Material shown:
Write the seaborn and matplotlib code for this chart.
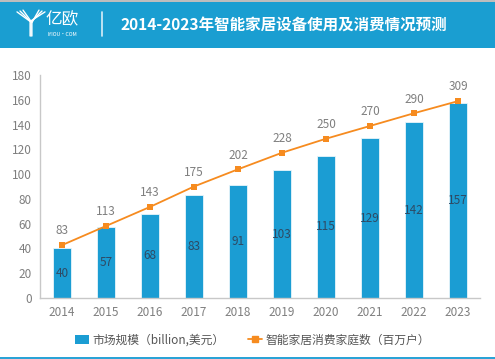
* * *
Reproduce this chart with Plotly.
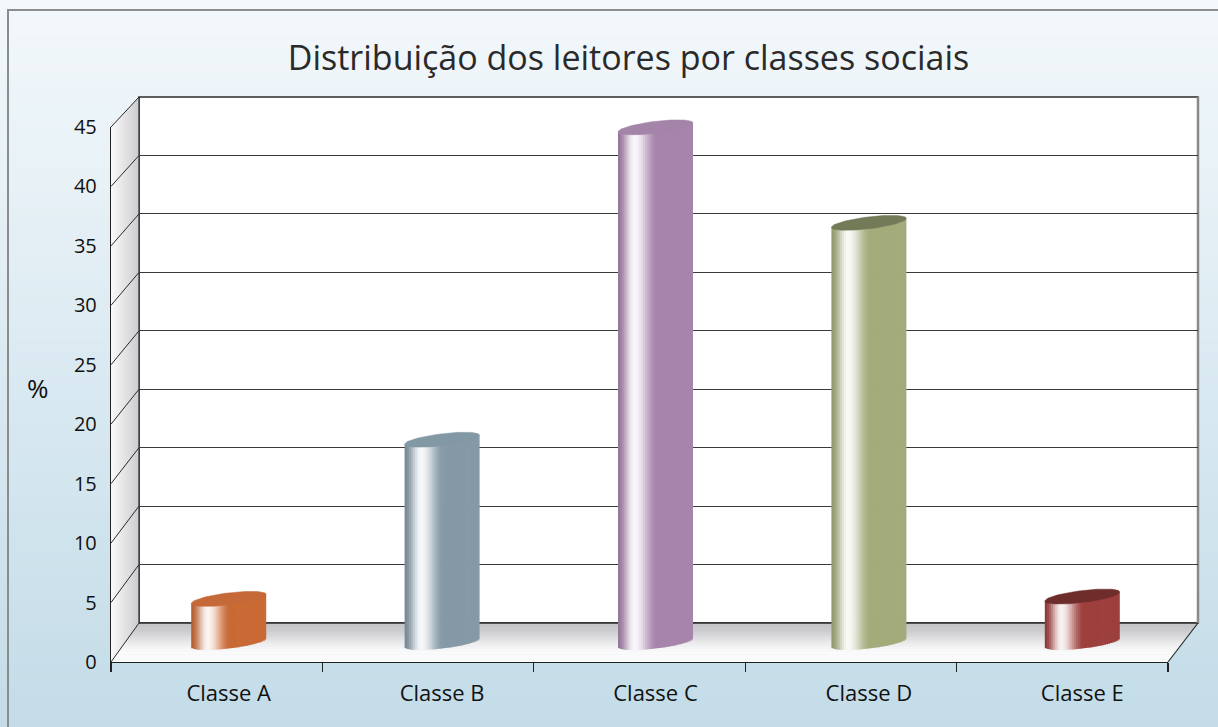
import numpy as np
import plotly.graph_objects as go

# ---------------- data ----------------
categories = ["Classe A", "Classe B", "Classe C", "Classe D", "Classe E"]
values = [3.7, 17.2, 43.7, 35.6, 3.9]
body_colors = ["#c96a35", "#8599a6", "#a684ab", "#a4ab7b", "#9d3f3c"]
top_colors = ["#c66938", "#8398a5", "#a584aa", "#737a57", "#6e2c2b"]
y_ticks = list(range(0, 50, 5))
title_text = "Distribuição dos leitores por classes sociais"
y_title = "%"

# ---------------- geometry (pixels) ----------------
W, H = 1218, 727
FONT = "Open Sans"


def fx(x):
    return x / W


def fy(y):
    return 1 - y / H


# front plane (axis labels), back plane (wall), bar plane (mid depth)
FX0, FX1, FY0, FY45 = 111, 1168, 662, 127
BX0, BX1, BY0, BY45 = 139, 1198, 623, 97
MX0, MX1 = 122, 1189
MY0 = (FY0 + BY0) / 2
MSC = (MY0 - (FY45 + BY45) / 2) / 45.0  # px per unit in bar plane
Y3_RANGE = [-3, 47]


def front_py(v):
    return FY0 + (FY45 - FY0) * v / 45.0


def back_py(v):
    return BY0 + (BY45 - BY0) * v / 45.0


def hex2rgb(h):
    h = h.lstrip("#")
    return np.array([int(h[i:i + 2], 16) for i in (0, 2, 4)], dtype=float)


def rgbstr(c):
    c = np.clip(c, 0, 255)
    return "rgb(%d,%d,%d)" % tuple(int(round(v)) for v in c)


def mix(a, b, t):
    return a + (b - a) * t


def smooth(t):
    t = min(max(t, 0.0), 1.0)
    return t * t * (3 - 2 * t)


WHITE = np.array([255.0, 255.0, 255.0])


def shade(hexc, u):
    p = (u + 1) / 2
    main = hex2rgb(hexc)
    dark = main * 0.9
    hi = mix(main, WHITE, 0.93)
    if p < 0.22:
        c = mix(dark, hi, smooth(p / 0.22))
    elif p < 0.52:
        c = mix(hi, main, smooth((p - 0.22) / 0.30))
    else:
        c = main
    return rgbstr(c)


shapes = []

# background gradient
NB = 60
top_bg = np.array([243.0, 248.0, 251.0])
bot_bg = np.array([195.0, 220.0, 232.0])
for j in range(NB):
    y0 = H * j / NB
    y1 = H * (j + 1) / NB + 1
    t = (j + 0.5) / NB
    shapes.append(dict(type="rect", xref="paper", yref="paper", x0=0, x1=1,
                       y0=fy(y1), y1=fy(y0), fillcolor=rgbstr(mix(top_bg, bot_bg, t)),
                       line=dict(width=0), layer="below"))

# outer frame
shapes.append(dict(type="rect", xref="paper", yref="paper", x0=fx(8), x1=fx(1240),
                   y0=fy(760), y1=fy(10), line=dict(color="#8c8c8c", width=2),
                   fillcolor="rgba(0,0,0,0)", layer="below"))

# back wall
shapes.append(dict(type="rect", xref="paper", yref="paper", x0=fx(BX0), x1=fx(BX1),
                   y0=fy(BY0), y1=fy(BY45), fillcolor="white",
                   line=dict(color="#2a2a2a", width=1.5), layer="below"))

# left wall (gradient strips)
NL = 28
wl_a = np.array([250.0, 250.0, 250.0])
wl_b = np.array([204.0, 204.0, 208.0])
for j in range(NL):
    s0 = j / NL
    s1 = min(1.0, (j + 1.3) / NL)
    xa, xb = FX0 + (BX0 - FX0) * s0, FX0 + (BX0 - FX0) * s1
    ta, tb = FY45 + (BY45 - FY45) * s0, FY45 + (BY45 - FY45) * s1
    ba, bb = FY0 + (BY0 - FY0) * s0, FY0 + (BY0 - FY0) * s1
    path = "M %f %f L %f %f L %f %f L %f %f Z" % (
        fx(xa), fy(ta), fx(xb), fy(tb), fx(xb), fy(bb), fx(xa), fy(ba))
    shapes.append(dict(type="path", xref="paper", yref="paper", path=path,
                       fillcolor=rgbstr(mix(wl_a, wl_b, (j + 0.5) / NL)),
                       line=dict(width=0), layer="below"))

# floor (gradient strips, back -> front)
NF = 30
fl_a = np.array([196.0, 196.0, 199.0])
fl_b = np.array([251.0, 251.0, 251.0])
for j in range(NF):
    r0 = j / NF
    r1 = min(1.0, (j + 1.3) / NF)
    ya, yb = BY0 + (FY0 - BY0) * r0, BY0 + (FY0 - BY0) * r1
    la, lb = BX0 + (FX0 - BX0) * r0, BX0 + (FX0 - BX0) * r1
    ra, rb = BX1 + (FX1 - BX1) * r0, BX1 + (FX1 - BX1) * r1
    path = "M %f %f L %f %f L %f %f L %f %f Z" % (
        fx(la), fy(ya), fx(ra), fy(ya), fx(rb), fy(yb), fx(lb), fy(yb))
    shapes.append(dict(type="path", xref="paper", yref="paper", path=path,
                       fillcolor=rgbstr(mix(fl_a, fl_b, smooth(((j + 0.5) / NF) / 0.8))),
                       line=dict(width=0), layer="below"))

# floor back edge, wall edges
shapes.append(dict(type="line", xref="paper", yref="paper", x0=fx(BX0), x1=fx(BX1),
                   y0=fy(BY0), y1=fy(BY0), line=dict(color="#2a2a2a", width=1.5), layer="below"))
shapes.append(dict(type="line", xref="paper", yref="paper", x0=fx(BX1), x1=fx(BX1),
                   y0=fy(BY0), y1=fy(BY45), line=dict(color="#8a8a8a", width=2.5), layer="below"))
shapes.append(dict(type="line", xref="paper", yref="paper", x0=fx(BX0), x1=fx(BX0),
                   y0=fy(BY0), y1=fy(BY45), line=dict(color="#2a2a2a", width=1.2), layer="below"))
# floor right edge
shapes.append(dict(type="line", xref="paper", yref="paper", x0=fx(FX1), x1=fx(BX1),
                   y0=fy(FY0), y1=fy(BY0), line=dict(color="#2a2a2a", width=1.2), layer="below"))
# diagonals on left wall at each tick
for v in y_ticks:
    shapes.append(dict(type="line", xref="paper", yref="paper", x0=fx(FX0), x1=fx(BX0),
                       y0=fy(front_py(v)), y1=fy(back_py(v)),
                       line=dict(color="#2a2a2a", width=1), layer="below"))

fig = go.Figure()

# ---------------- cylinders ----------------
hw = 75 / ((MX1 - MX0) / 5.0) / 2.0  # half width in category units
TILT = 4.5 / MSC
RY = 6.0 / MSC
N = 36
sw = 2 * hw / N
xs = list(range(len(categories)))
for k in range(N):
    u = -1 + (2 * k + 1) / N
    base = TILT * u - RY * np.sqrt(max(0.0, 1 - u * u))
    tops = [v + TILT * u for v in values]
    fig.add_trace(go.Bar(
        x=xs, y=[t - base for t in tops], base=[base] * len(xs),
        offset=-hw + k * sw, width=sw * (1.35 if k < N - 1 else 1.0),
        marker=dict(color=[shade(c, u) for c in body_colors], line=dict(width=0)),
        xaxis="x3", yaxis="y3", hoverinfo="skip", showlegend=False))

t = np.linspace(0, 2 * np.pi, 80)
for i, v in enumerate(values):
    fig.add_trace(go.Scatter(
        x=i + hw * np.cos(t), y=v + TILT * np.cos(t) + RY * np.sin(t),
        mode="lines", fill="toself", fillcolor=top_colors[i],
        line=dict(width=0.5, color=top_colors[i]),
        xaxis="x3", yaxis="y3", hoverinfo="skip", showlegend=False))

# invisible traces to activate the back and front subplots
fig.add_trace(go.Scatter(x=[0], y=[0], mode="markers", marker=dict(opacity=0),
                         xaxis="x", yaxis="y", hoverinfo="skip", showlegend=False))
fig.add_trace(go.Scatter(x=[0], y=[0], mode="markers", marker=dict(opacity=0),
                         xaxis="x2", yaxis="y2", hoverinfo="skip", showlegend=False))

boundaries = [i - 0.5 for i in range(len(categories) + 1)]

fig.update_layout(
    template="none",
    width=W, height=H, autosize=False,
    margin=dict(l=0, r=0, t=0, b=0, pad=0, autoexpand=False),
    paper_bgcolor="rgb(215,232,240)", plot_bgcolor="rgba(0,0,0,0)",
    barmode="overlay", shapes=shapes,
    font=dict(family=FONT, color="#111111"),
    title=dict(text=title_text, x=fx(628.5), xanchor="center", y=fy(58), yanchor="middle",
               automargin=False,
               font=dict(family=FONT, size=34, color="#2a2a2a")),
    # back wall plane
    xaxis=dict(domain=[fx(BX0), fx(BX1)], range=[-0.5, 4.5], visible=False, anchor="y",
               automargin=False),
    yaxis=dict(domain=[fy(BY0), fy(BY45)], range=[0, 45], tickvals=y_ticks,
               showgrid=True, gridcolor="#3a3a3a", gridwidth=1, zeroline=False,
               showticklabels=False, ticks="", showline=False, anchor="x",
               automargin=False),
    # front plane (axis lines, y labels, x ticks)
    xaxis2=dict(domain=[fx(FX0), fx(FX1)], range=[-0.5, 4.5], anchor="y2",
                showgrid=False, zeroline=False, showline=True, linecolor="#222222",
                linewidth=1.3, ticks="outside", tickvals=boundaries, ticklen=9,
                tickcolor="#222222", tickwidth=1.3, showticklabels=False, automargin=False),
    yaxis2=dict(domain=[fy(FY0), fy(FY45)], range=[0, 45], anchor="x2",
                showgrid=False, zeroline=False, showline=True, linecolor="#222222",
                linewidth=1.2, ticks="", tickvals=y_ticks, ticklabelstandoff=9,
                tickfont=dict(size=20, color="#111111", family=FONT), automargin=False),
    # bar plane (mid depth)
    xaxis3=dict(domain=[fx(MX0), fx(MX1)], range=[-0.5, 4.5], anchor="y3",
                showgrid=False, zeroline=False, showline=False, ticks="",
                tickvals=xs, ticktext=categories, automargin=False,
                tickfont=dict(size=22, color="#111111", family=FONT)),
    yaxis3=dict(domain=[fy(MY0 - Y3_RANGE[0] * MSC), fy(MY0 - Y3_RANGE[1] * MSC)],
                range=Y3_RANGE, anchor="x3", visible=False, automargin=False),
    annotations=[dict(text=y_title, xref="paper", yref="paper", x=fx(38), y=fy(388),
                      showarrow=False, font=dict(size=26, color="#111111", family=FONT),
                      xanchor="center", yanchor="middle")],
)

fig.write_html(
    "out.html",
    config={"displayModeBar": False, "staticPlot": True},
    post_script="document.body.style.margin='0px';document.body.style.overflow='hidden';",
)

What the task requires: Locate each line with the word "this" and copy it.

Final result:
Write the seaborn and matplotlib code for this chart.
Reproduce this chart with Plotly.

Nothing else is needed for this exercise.